Your task is to transcribe all of the data below exactly, omitting the images.

MATERIAL PROVIDED:
......
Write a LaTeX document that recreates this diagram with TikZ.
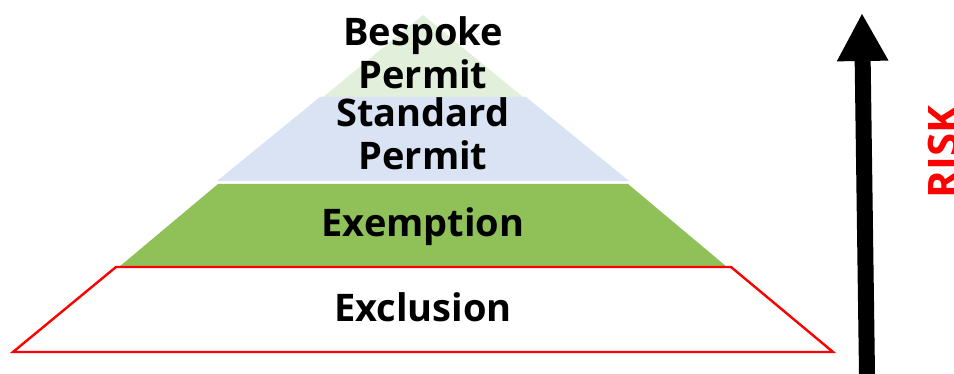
\documentclass[tikz,border=0pt]{standalone}
\usepackage{fontspec}
\setmainfont{Open Sans}
\usetikzlibrary{arrows.meta}
\definecolor{topgreen}{HTML}{E2EFDA}
\definecolor{midblue}{HTML}{DAE3F3}
\definecolor{layergreen}{HTML}{8FC158}
\definecolor{riskred}{HTML}{FF0000}
\tikzset{
  lbl/.style={font=\bfseries\fontsize{38}{43}\selectfont, text=black, inner sep=0pt, anchor=base, align=center},
  layer/.style={draw=none}
}
\begin{document}
\begin{tikzpicture}[x=1pt,y=-1pt]
\useasboundingbox (0,0) rectangle (954,374);
% layers
\fill[topgreen] (423,15) -- (523,97) -- (323,97) -- cycle;
\fill[midblue] (320,97) -- (526,97) -- (629,181) -- (217,181) -- cycle;
\fill[layergreen] (218,184) -- (628,184) -- (727,267) -- (119,267) -- cycle;
\draw[riskred, line width=2.4pt, fill=white, line join=miter] (116,267) -- (731,267) -- (833,352) -- (13,352) -- cycle;
% labels
\node[lbl] (bespoke) at (423,89) {Bespoke\\Permit};
\node[lbl] (standard) at (423,170) {Standard\\Permit};
\node[lbl] (exemption) at (423,237) {Exemption};
\node[lbl] (exclusion) at (423,322) {Exclusion};
% risk arrow
\coordinate (abot) at (867,374);
\coordinate (atop) at (862,13);
\draw[line width=16pt, -{Triangle[length=48pt,width=48pt]}] (abot) -- (atop);
\node[font=\bfseries\fontsize{42}{42}\selectfont, text=riskred, rotate=90, inner sep=0pt, anchor=base] (risk) at (958,152) {RISK};
\end{tikzpicture}
\end{document}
......
THE SOLUTION:
Write a LaTeX document that recreates this diagram with TikZ.
\documentclass[tikz,border=0pt]{standalone}
\usepackage{fontspec}
\setmainfont{Open Sans}
\usetikzlibrary{arrows.meta}
\definecolor{topgreen}{HTML}{E2EFDA}
\definecolor{midblue}{HTML}{DAE3F3}
\definecolor{layergreen}{HTML}{8FC158}
\definecolor{riskred}{HTML}{FF0000}
\tikzset{
  lbl/.style={font=\bfseries\fontsize{38}{43}\selectfont, text=black, inner sep=0pt, anchor=base, align=center},
  layer/.style={draw=none}
}
\begin{document}
\begin{tikzpicture}[x=1pt,y=-1pt]
\useasboundingbox (0,0) rectangle (954,374);
% layers
\fill[topgreen] (423,15) -- (523,97) -- (323,97) -- cycle;
\fill[midblue] (320,97) -- (526,97) -- (629,181) -- (217,181) -- cycle;
\fill[layergreen] (218,184) -- (628,184) -- (727,267) -- (119,267) -- cycle;
\draw[riskred, line width=2.4pt, fill=white, line join=miter] (116,267) -- (731,267) -- (833,352) -- (13,352) -- cycle;
% labels
\node[lbl] (bespoke) at (423,89) {Bespoke\\Permit};
\node[lbl] (standard) at (423,170) {Standard\\Permit};
\node[lbl] (exemption) at (423,237) {Exemption};
\node[lbl] (exclusion) at (423,322) {Exclusion};
% risk arrow
\coordinate (abot) at (867,374);
\coordinate (atop) at (862,13);
\draw[line width=16pt, -{Triangle[length=48pt,width=48pt]}] (abot) -- (atop);
\node[font=\bfseries\fontsize{42}{42}\selectfont, text=riskred, rotate=90, inner sep=0pt, anchor=base] (risk) at (958,152) {RISK};
\end{tikzpicture}
\end{document}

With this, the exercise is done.